Dans l’écrin douillet d’un intérieur tapissé de toile de Jouy, une boîte à couture, un pèle-pomme, un œil-de-tigre (une amulette), un parapluie et une lampe prennent la parole, en l’absence de la propriétaire des lieux. « Nous, les objets, quelques-uns, ce soir, on va sortir de notre silence. On a des choses à vous dire », déclare Hervé Pierre dans le rôle du pèle-pomme. Christine Montalbetti, auteure de la pièce, renouvelle l’expérience poétique de Francis Ponge dans Le parti-pris des choses. En écoutant la musique de ces petits riens on revoie certains témoins de notre enfance, la boîte à musique, les rubans des êtres aimés qui ne sont plus, leurs sourires, leurs silhouettes dans la cuisine, entourées du bric-à-brac familier, l’odeur des fruits et des fleurs.

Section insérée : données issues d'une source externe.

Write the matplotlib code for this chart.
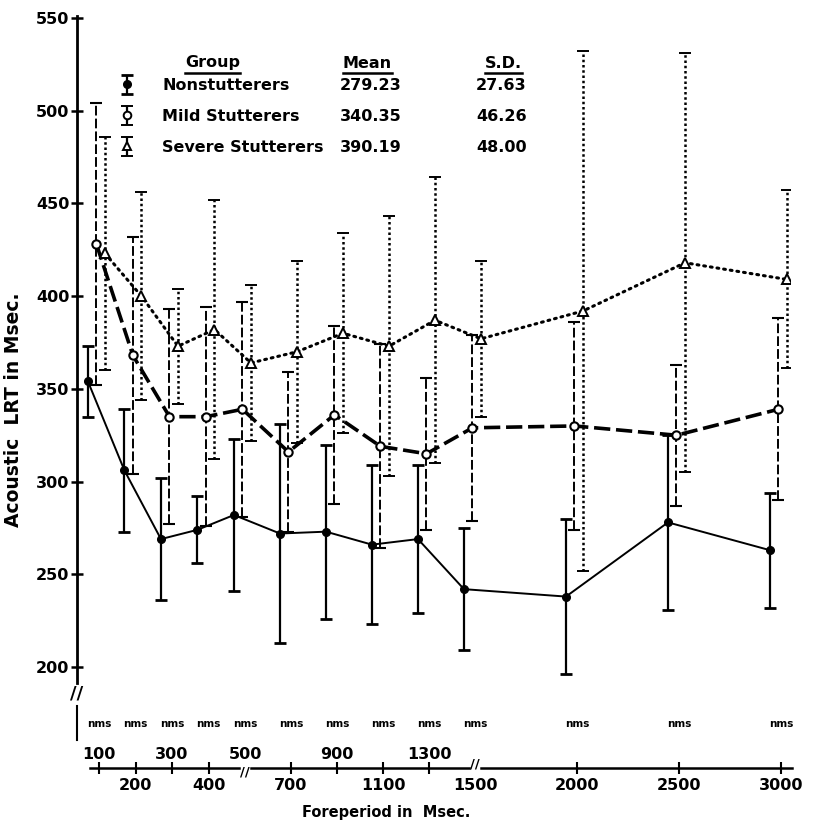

Rien de mièvre dans cette mise en scène minimaliste, même si la succession des monologues peut paraître répétitive dans la dernière partie de la pièce. Les objets en miroir renvoient à nos propres rapports de servitude, à notre peur de la relégation et à la passion de la liberté. Mais surtout ils nous rappellent la puissance vitale du rêve ; Pierre Louis-Calixte, le parapluie, esquisse quelque pas de danse tout en rêvant d’être un cerf volant, « Je chante sous la pluie, Je chante simplement sous la pluie, quelle sensation magnifique !, je suis heureux de nouveau » ; le refrain de Singing in the rain* résonne avec la couleur des jours heureux. Dans son ouvrage Psychanalyse de l’image, Serge Tisseron*, à la suite du philosophe Bergson, développe l’idée que les images ont une puissance de sensorialité, de mémoire, de désir. Il en est de même pour les objets symboliques, à qui les cinq comédiens ont choisi de rendre la parole. Misère et sublimation de la condition d’objet. « Ça doit être si beau d’avoir une vie sexuelle, dit Anna Cervincka dans le rôle de la lampe. La complexité des personnes vivantes, ça me tue. » Christine Montalbetti s’est entretenue avec chaque comédien sur les objets qui ont compté pour eux ; elle a ensuite construit un texte tissé de leurs imaginaires réciproques à déguster comme les contes de notre enfance.
Sylvie Boursier
Photo © V. Pontet, coll. Comédie-Française
La conférence des objets, création 2019 mise en scène par Christine Montalbetti au Studio de la Comédie-Française du 28 novembre 2019 au 05 janvier 2020. Reprise à prévoir.
La Conférence des objets, de Christine Montalbetti, éditions POL, 2019.
*Chanson fétiche du film Chantons sous la pluie de Stanely Donen et Gene Kelly, 1952.
*Psychanalyse de l’image, de Serge Tisseron, éditions Dunod, 1995.